Here's Derek Khanna writing in National Review Online on the case for competitive bidding on high-skill visas:

Competitive bidding would enable the companies that value visas the most to pay for them. And it would help small and medium-sized businesses, which often have the most difficulty filing their paperwork on time and often lose out to big businesses in the competition for the few available visas. Competitive bidding for visas would mean a rational market governed by supply and demand. If as a society we want to “protect” Americans from foreign workers competing for jobs, then perhaps the best way to do that is to put a price-tag differential on the foreign workers.

For example, let’s say we double the number of H-1B visa allotments. If competitive bidding for 170,000 H-1B visas resulted in an average bid of $60,000 per worker, that surcharge would amount to $10.2 billion in government revenue. I would suggest that those funds be used toward deficit reduction, which would appeal to fiscal conservatives who may not already support H-1B visa expansion. Or the funds could be part of an overall tax-reform plan to generate revenue while keeping marginal tax rates low. Some would argue that these funds could be used to pay for new popular spending projects.

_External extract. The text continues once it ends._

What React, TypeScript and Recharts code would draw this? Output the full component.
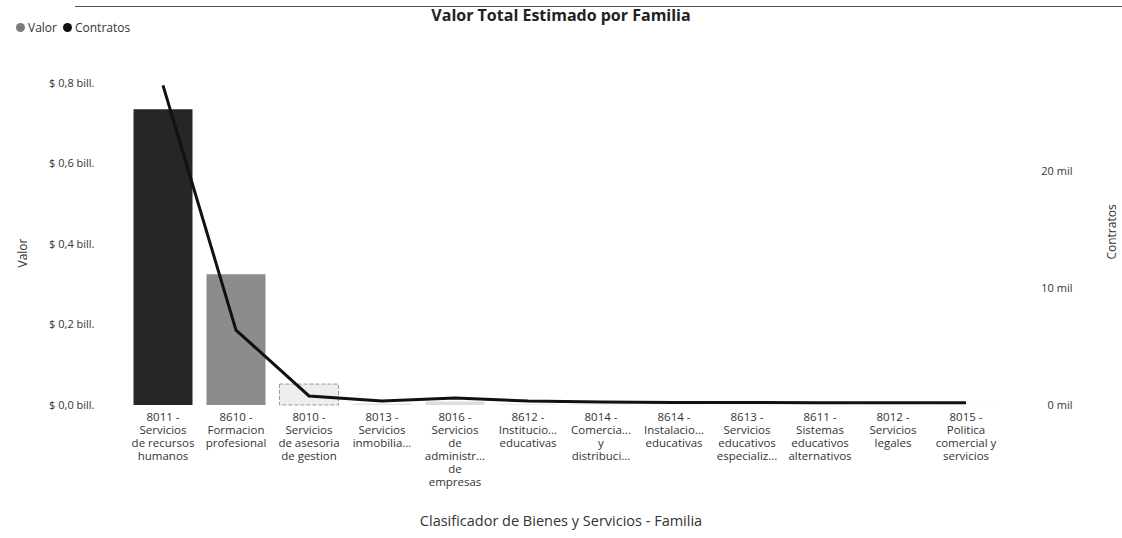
import { ComposedChart, Bar, Line, XAxis, YAxis, Cell } from 'recharts'

const familias = [
  '8011', '8610', '8010', '8013', '8016', '8612',
  '8014', '8614', '8613', '8611', '8012', '8015',
]

const etiquetas = [
  ['8011 -', 'Servicios', 'de recursos', 'humanos'],
  ['8610 -', 'Formacion', 'profesional'],
  ['8010 -', 'Servicios', 'de asesoria', 'de gestion'],
  ['8013 -', 'Servicios', 'inmobilia...'],
  ['8016 -', 'Servicios', 'de', 'administr...', 'de', 'empresas'],
  ['8612 -', 'Institucio...', 'educativas'],
  ['8014 -', 'Comercia...', 'y', 'distribuci...'],
  ['8614 -', 'Instalacio...', 'educativas'],
  ['8613 -', 'Servicios', 'educativos', 'especializ...'],
  ['8611 -', 'Sistemas', 'educativos', 'alternativos'],
  ['8012 -', 'Servicios', 'legales'],
  ['8015 -', 'Politica', 'comercial y', 'servicios'],
]

// valor total estimado (pesos)
const valor = [735e9, 325e9, 52e9, 4e9, 9e9, 3e9, 2e9, 1.5e9, 1.5e9, 1e9, 1e9, 0.8e9]
// numero de contratos
const contratos = [27300, 6400, 770, 340, 600, 340, 250, 220, 220, 200, 200, 200]

const valorTicks = [0, 2e11, 4e11, 6e11, 8e11]
const contratosTicks = [0, 10000, 20000]

const coloresBarra = ['#262626', '#8c8c8c', '#eeeeee', '#e6e6e6', '#dddddd', '#eeeeee',
  '#eeeeee', '#eeeeee', '#eeeeee', '#eeeeee', '#eeeeee', '#eeeeee']

const data = familias.map((f, i) => ({
  familia: f,
  valor: valor[i],
  contratos: contratos[i],
}))

const font = '"Open Sans", "Noto Sans", sans-serif'

const formatValor = (v: number) => `$ ${(v / 1e12).toFixed(1).replace('.', ',')} bill.`
const formatContratos = (v: number) => `${v / 1000} mil`

function XTick({ x, y, index }: any) {
  const lines = etiquetas[index] || []
  return (
    <text x={x} y={y} textAnchor="middle" fontFamily={font} fontSize={11.5} fill="#333">
      {lines.map((l, i) => (
        <tspan key={i} x={x} dy={i === 0 ? 16 : 13}>{l}</tspan>
      ))}
    </text>
  )
}

function LeftTick({ x, y, payload }: any) {
  return (
    <text x={x} y={y} dy="0.35em" textAnchor="end" fontFamily={font} fontSize={11} fill="#333">
      {formatValor(payload.value)}
    </text>
  )
}

function RightTick({ x, y, payload }: any) {
  return (
    <text x={x} y={y} dy="0.35em" textAnchor="end" fontFamily={font} fontSize={11} fill="#333">
      {formatContratos(payload.value)}
    </text>
  )
}

function Leyenda() {
  return (
    <div style={{ display: 'flex', alignItems: 'center', fontFamily: font, fontSize: 12, color: '#333' }}>
      <span style={{ width: 9, height: 9, borderRadius: '50%', background: '#7a7a7a', display: 'inline-block', marginRight: 3 }} />
      <span style={{ marginRight: 6 }}>Valor</span>
      <span style={{ width: 9, height: 9, borderRadius: '50%', background: '#111', display: 'inline-block', marginRight: 3 }} />
      <span>Contratos</span>
    </div>
  )
}

export default function App() {
  return (
    <div style={{ position: 'absolute', left: 0, top: 0, width: 1122, height: 538, background: '#fff' }}>
      <div style={{ position: 'absolute', left: 75, top: 6, width: 1047, height: 1, background: '#555' }} />
      <div
        style={{
          position: 'absolute', left: 0, top: 4, width: 1122, textAlign: 'center',
          fontFamily: font, fontSize: 16, fontWeight: 700, color: '#222',
        }}
      >
        Valor Total Estimado por Familia
      </div>
      <div style={{ position: 'absolute', left: 16, top: 19 }}>
        <Leyenda />
      </div>
      <ComposedChart
        width={1122}
        height={538}
        data={data}
        margin={{ top: 83, right: 0, bottom: 0, left: 0 }}
      >
        <XAxis
          dataKey="familia"
          axisLine={false}
          tickLine={false}
          tickSize={0}
          tickMargin={0}
          height={133}
          interval={0}
          tick={<XTick />}
        />
        <YAxis
          yAxisId="valor"
          orientation="left"
          width={126.5}
          domain={[0, 8e11]}
          ticks={valorTicks}
          axisLine={false}
          tickLine={false}
          tickSize={0}
          tickMargin={32}
          tick={<LeftTick />}
        />
        <YAxis
          yAxisId="contratos"
          orientation="right"
          width={119.5}
          domain={[0, 27500]}
          ticks={contratosTicks}
          axisLine={false}
          tickLine={false}
          tickSize={0}
          tickMargin={70}
          tick={<RightTick />}
        />
        <Bar yAxisId="valor" dataKey="valor" name="Valor" barSize={59} isAnimationActive={false}>
          {data.map((d, i) => (
            <Cell
              key={d.familia}
              fill={coloresBarra[i]}
              stroke={i === 2 ? '#999' : 'none'}
              strokeDasharray={i === 2 ? '4 2' : undefined}
            />
          ))}
        </Bar>
        <Line
          yAxisId="contratos"
          dataKey="contratos"
          name="Contratos"
          type="linear"
          stroke="#111"
          strokeWidth={3}
          dot={false}
          isAnimationActive={false}
        />
      </ComposedChart>
      <div
        style={{
          position: 'absolute', left: 22, top: 253, transform: 'translate(-50%, -50%) rotate(-90deg)',
          fontFamily: font, fontSize: 12, color: '#333', whiteSpace: 'nowrap',
        }}
      >
        Valor
      </div>
      <div
        style={{
          position: 'absolute', left: 1111, top: 232, transform: 'translate(-50%, -50%) rotate(-90deg)',
          fontFamily: font, fontSize: 12, color: '#333', whiteSpace: 'nowrap',
        }}
      >
        Contratos
      </div>
      <div
        style={{
          position: 'absolute', left: 0, top: 511, width: 1122, textAlign: 'center',
          fontFamily: font, fontSize: 14.5, color: '#333',
        }}
      >
        Clasificador de Bienes y Servicios - Familia
      </div>
    </div>
  )
}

Microsoft, for example, has advocated that the number and cost of H1-B visas be increased and that the resulting revenue be used toward new STEM (science, technology, engineering, and math) funding.

Highly skilled immigrants are part of our country’s secret sauce of economic dynamism and innovation. According to one report, 46 percent of America’s top venture-funded companies have at least one immigrant founder. The U.S. economy has the advantage of thousands of foreign workers who not only want to work here but also have the talents and skills that American businesses need. Thousands of highly trained foreigners graduate from American universities every year and are sent out of the country because the H-1B visa limit is so low.

I'd be quite surprised to see such an act sail through the Senate, but if Democrats really want immigration reform, we must start somewhere.